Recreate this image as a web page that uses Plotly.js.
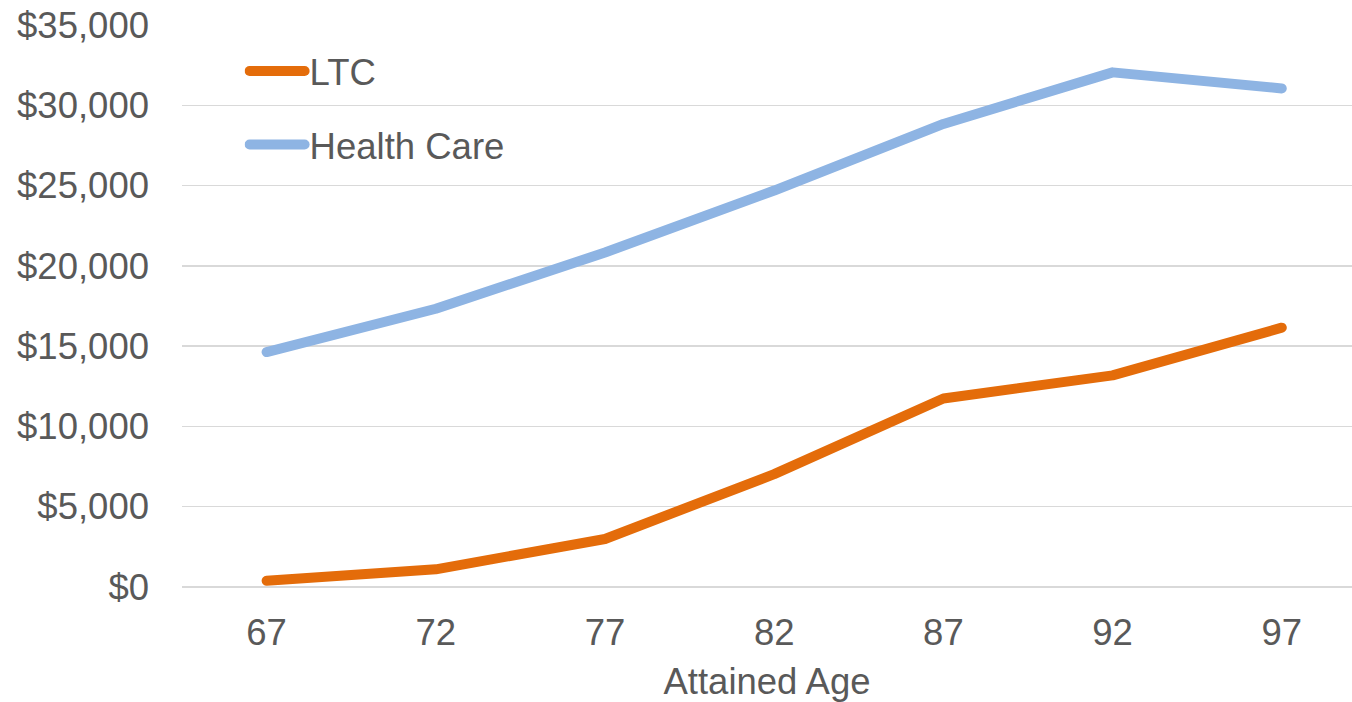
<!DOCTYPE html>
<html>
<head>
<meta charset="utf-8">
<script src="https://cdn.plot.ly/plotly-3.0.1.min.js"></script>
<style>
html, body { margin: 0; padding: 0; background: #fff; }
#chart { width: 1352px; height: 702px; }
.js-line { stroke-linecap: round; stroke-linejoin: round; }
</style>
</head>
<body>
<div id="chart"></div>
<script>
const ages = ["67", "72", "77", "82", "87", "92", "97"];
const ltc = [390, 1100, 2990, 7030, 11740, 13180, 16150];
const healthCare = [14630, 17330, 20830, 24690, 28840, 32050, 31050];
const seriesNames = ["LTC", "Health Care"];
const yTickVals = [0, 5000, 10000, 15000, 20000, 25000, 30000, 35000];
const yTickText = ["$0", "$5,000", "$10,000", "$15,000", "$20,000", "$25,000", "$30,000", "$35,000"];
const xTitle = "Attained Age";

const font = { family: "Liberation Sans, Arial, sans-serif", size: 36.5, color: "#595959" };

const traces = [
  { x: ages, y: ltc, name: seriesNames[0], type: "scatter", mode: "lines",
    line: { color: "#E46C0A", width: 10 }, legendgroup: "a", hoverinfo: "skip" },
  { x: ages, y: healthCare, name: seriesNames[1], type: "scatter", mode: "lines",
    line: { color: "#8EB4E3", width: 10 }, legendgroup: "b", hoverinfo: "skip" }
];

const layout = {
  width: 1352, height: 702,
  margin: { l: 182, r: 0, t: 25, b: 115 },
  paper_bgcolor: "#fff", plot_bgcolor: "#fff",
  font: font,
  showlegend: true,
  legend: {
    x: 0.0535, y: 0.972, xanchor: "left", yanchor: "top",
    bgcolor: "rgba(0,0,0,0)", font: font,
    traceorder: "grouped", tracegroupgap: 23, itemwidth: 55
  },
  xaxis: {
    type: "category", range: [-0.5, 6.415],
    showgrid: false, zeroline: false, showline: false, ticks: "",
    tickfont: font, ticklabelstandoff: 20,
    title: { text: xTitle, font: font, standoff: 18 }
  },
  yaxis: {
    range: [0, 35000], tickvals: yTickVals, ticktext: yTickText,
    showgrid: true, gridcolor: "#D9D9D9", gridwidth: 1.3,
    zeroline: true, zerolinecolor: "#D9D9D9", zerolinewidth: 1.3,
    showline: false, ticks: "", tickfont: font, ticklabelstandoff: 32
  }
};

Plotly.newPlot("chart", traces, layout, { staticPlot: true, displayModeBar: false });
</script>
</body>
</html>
###
§ **WHAT IS REQUIRED**
Omit any images, then output the listing exactly.

§ **WRITTEN ANSWER**
Recreate this image as a web page that uses Plotly.js.
<!DOCTYPE html>
<html>
<head>
<meta charset="utf-8">
<script src="https://cdn.plot.ly/plotly-3.0.1.min.js"></script>
<style>
html, body { margin: 0; padding: 0; background: #fff; }
#chart { width: 1352px; height: 702px; }
.js-line { stroke-linecap: round; stroke-linejoin: round; }
</style>
</head>
<body>
<div id="chart"></div>
<script>
const ages = ["67", "72", "77", "82", "87", "92", "97"];
const ltc = [390, 1100, 2990, 7030, 11740, 13180, 16150];
const healthCare = [14630, 17330, 20830, 24690, 28840, 32050, 31050];
const seriesNames = ["LTC", "Health Care"];
const yTickVals = [0, 5000, 10000, 15000, 20000, 25000, 30000, 35000];
const yTickText = ["$0", "$5,000", "$10,000", "$15,000", "$20,000", "$25,000", "$30,000", "$35,000"];
const xTitle = "Attained Age";

const font = { family: "Liberation Sans, Arial, sans-serif", size: 36.5, color: "#595959" };

const traces = [
  { x: ages, y: ltc, name: seriesNames[0], type: "scatter", mode: "lines",
    line: { color: "#E46C0A", width: 10 }, legendgroup: "a", hoverinfo: "skip" },
  { x: ages, y: healthCare, name: seriesNames[1], type: "scatter", mode: "lines",
    line: { color: "#8EB4E3", width: 10 }, legendgroup: "b", hoverinfo: "skip" }
];

const layout = {
  width: 1352, height: 702,
  margin: { l: 182, r: 0, t: 25, b: 115 },
  paper_bgcolor: "#fff", plot_bgcolor: "#fff",
  font: font,
  showlegend: true,
  legend: {
    x: 0.0535, y: 0.972, xanchor: "left", yanchor: "top",
    bgcolor: "rgba(0,0,0,0)", font: font,
    traceorder: "grouped", tracegroupgap: 23, itemwidth: 55
  },
  xaxis: {
    type: "category", range: [-0.5, 6.415],
    showgrid: false, zeroline: false, showline: false, ticks: "",
    tickfont: font, ticklabelstandoff: 20,
    title: { text: xTitle, font: font, standoff: 18 }
  },
  yaxis: {
    range: [0, 35000], tickvals: yTickVals, ticktext: yTickText,
    showgrid: true, gridcolor: "#D9D9D9", gridwidth: 1.3,
    zeroline: true, zerolinecolor: "#D9D9D9", zerolinewidth: 1.3,
    showline: false, ticks: "", tickfont: font, ticklabelstandoff: 32
  }
};

Plotly.newPlot("chart", traces, layout, { staticPlot: true, displayModeBar: false });
</script>
</body>
</html>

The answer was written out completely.